Task goal:
All of the data should be repeated exactly; pictures are not part of the copy.

Extracted material:
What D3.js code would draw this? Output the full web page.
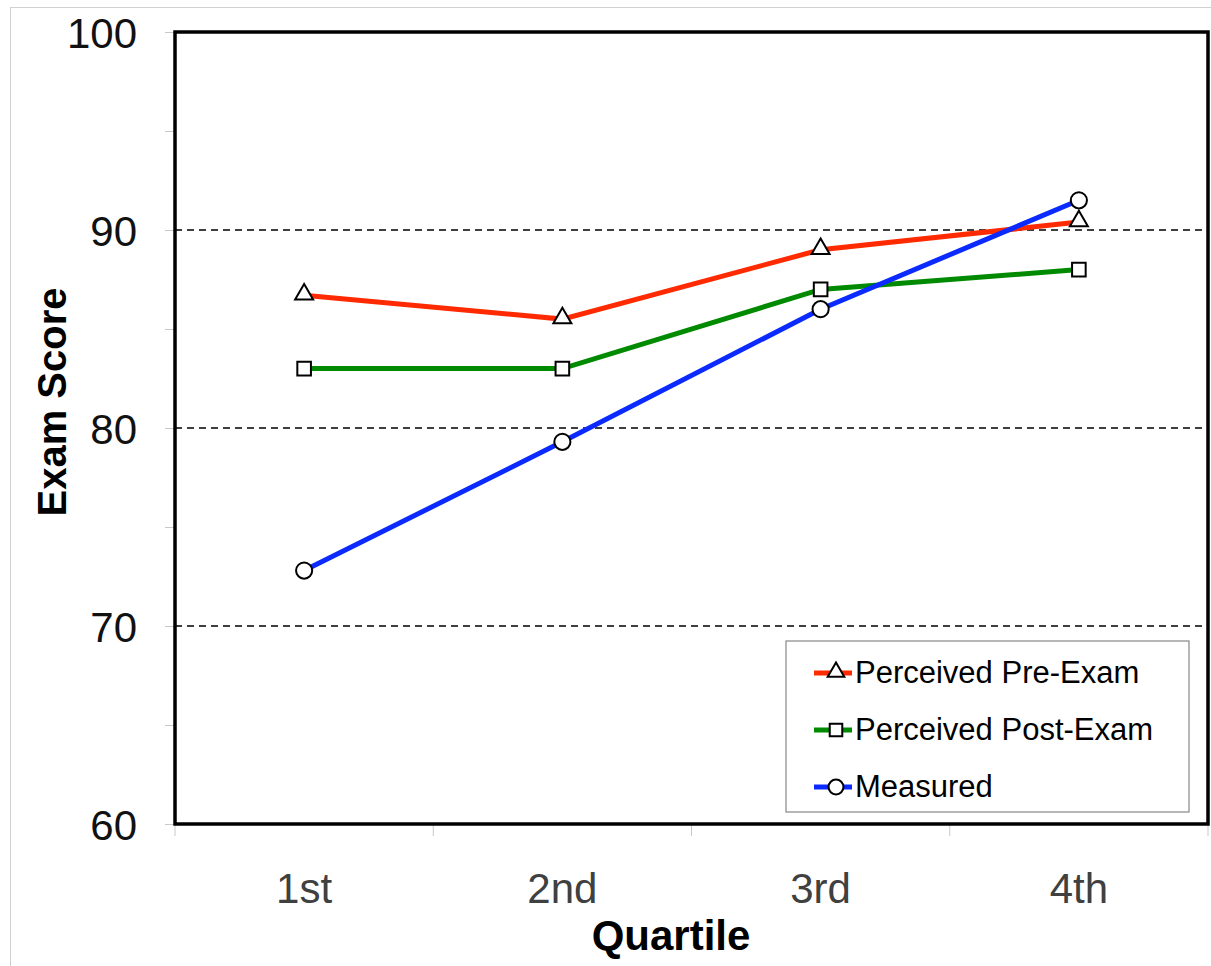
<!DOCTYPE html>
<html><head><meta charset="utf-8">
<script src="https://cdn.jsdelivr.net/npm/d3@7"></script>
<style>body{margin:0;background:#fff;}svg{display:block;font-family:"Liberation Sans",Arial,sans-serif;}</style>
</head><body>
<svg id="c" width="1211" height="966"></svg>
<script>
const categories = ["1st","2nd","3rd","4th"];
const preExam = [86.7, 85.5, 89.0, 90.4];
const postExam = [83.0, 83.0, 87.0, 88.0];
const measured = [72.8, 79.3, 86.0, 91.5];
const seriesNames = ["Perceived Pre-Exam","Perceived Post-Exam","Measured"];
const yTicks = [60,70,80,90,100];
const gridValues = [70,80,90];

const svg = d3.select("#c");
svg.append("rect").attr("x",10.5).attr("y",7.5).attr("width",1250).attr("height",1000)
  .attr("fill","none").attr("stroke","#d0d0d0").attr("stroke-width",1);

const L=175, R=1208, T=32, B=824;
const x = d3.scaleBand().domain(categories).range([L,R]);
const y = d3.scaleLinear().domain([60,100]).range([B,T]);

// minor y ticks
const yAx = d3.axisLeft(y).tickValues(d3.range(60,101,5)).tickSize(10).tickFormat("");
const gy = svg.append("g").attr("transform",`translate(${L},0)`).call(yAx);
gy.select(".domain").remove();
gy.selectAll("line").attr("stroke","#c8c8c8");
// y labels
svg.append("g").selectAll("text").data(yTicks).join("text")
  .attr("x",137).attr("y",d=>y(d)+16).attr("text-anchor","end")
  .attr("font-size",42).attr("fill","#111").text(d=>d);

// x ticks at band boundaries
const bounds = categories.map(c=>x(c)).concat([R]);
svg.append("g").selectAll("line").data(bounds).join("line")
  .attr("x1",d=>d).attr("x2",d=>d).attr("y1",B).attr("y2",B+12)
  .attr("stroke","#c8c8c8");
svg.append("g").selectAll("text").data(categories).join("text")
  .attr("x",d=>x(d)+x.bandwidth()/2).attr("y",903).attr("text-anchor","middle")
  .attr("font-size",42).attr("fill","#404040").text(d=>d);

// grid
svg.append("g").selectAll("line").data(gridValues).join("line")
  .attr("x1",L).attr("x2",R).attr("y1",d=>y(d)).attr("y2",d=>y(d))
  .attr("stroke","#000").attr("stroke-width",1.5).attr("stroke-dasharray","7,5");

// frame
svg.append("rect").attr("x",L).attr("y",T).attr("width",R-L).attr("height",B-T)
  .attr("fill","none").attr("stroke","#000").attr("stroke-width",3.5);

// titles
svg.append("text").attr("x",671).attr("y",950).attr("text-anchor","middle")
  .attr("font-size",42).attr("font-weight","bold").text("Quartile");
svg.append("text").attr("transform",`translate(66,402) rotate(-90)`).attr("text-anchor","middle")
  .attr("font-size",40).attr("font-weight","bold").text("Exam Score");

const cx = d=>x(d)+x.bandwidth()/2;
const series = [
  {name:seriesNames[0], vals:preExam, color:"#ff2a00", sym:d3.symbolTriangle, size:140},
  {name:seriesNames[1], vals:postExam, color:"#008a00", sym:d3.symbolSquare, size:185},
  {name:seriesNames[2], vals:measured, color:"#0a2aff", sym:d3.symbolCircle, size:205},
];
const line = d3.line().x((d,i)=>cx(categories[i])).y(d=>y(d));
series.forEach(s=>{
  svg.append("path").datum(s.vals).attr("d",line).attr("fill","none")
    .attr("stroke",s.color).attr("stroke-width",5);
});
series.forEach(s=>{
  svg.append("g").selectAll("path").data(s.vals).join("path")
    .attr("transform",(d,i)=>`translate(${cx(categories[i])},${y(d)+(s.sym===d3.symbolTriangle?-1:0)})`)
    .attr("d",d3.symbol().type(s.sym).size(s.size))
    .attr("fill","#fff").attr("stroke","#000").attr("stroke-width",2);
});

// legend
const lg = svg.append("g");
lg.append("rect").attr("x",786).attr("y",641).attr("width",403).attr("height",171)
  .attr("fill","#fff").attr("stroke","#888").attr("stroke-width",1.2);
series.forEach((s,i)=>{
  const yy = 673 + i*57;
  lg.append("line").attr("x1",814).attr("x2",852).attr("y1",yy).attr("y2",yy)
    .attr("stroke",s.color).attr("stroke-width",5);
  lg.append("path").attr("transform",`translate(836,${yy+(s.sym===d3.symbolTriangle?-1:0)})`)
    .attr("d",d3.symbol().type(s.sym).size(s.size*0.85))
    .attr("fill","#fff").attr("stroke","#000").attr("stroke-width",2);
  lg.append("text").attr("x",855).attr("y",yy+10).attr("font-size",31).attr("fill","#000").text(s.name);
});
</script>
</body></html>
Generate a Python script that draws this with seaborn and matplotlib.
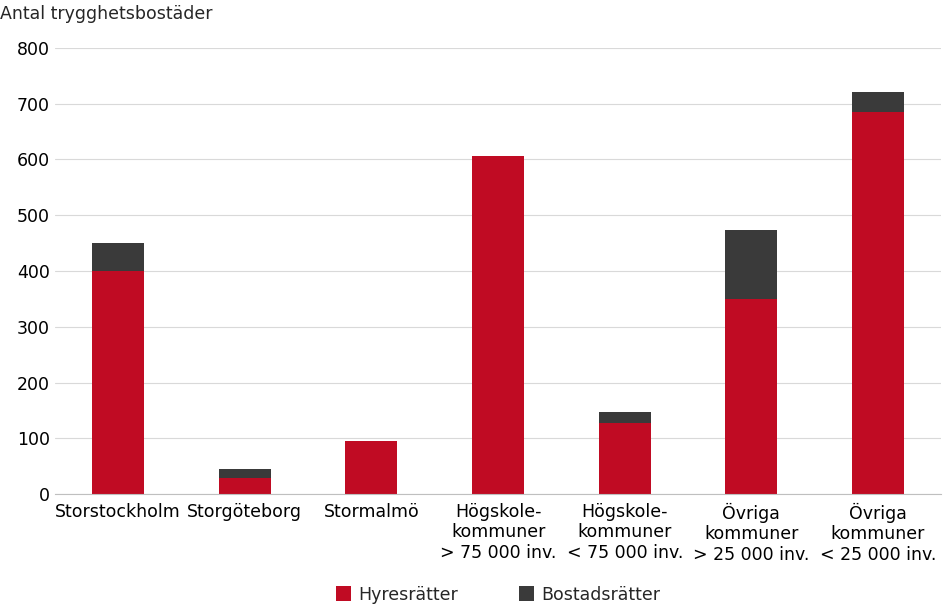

Response to this task:
What D3.js code would draw this? Output the full web page.
<!DOCTYPE html>
<html><head><meta charset="utf-8">
<script src="https://cdn.jsdelivr.net/npm/d3@7"></script>
<style>body{margin:0;background:#fff;}svg{display:block;font-family:"Liberation Sans",Arial,sans-serif;}</style>
</head><body>
<svg id="c" width="1211" height="966"></svg>
<script>
const categories = ["1st","2nd","3rd","4th"];
const preExam = [86.7, 85.5, 89.0, 90.4];
const postExam = [83.0, 83.0, 87.0, 88.0];
const measured = [72.8, 79.3, 86.0, 91.5];
const seriesNames = ["Perceived Pre-Exam","Perceived Post-Exam","Measured"];
const yTicks = [60,70,80,90,100];
const gridValues = [70,80,90];

const svg = d3.select("#c");
svg.append("rect").attr("x",10.5).attr("y",7.5).attr("width",1250).attr("height",1000)
  .attr("fill","none").attr("stroke","#d0d0d0").attr("stroke-width",1);

const L=175, R=1208, T=32, B=824;
const x = d3.scaleBand().domain(categories).range([L,R]);
const y = d3.scaleLinear().domain([60,100]).range([B,T]);

// minor y ticks
const yAx = d3.axisLeft(y).tickValues(d3.range(60,101,5)).tickSize(10).tickFormat("");
const gy = svg.append("g").attr("transform",`translate(${L},0)`).call(yAx);
gy.select(".domain").remove();
gy.selectAll("line").attr("stroke","#c8c8c8");
// y labels
svg.append("g").selectAll("text").data(yTicks).join("text")
  .attr("x",137).attr("y",d=>y(d)+16).attr("text-anchor","end")
  .attr("font-size",42).attr("fill","#111").text(d=>d);

// x ticks at band boundaries
const bounds = categories.map(c=>x(c)).concat([R]);
svg.append("g").selectAll("line").data(bounds).join("line")
  .attr("x1",d=>d).attr("x2",d=>d).attr("y1",B).attr("y2",B+12)
  .attr("stroke","#c8c8c8");
svg.append("g").selectAll("text").data(categories).join("text")
  .attr("x",d=>x(d)+x.bandwidth()/2).attr("y",903).attr("text-anchor","middle")
  .attr("font-size",42).attr("fill","#404040").text(d=>d);

// grid
svg.append("g").selectAll("line").data(gridValues).join("line")
  .attr("x1",L).attr("x2",R).attr("y1",d=>y(d)).attr("y2",d=>y(d))
  .attr("stroke","#000").attr("stroke-width",1.5).attr("stroke-dasharray","7,5");

// frame
svg.append("rect").attr("x",L).attr("y",T).attr("width",R-L).attr("height",B-T)
  .attr("fill","none").attr("stroke","#000").attr("stroke-width",3.5);

// titles
svg.append("text").attr("x",671).attr("y",950).attr("text-anchor","middle")
  .attr("font-size",42).attr("font-weight","bold").text("Quartile");
svg.append("text").attr("transform",`translate(66,402) rotate(-90)`).attr("text-anchor","middle")
  .attr("font-size",40).attr("font-weight","bold").text("Exam Score");

const cx = d=>x(d)+x.bandwidth()/2;
const series = [
  {name:seriesNames[0], vals:preExam, color:"#ff2a00", sym:d3.symbolTriangle, size:140},
  {name:seriesNames[1], vals:postExam, color:"#008a00", sym:d3.symbolSquare, size:185},
  {name:seriesNames[2], vals:measured, color:"#0a2aff", sym:d3.symbolCircle, size:205},
];
const line = d3.line().x((d,i)=>cx(categories[i])).y(d=>y(d));
series.forEach(s=>{
  svg.append("path").datum(s.vals).attr("d",line).attr("fill","none")
    .attr("stroke",s.color).attr("stroke-width",5);
});
series.forEach(s=>{
  svg.append("g").selectAll("path").data(s.vals).join("path")
    .attr("transform",(d,i)=>`translate(${cx(categories[i])},${y(d)+(s.sym===d3.symbolTriangle?-1:0)})`)
    .attr("d",d3.symbol().type(s.sym).size(s.size))
    .attr("fill","#fff").attr("stroke","#000").attr("stroke-width",2);
});

// legend
const lg = svg.append("g");
lg.append("rect").attr("x",786).attr("y",641).attr("width",403).attr("height",171)
  .attr("fill","#fff").attr("stroke","#888").attr("stroke-width",1.2);
series.forEach((s,i)=>{
  const yy = 673 + i*57;
  lg.append("line").attr("x1",814).attr("x2",852).attr("y1",yy).attr("y2",yy)
    .attr("stroke",s.color).attr("stroke-width",5);
  lg.append("path").attr("transform",`translate(836,${yy+(s.sym===d3.symbolTriangle?-1:0)})`)
    .attr("d",d3.symbol().type(s.sym).size(s.size*0.85))
    .attr("fill","#fff").attr("stroke","#000").attr("stroke-width",2);
  lg.append("text").attr("x",855).attr("y",yy+10).attr("font-size",31).attr("fill","#000").text(s.name);
});
</script>
</body></html>
Generate a Python script that draws this with seaborn and matplotlib.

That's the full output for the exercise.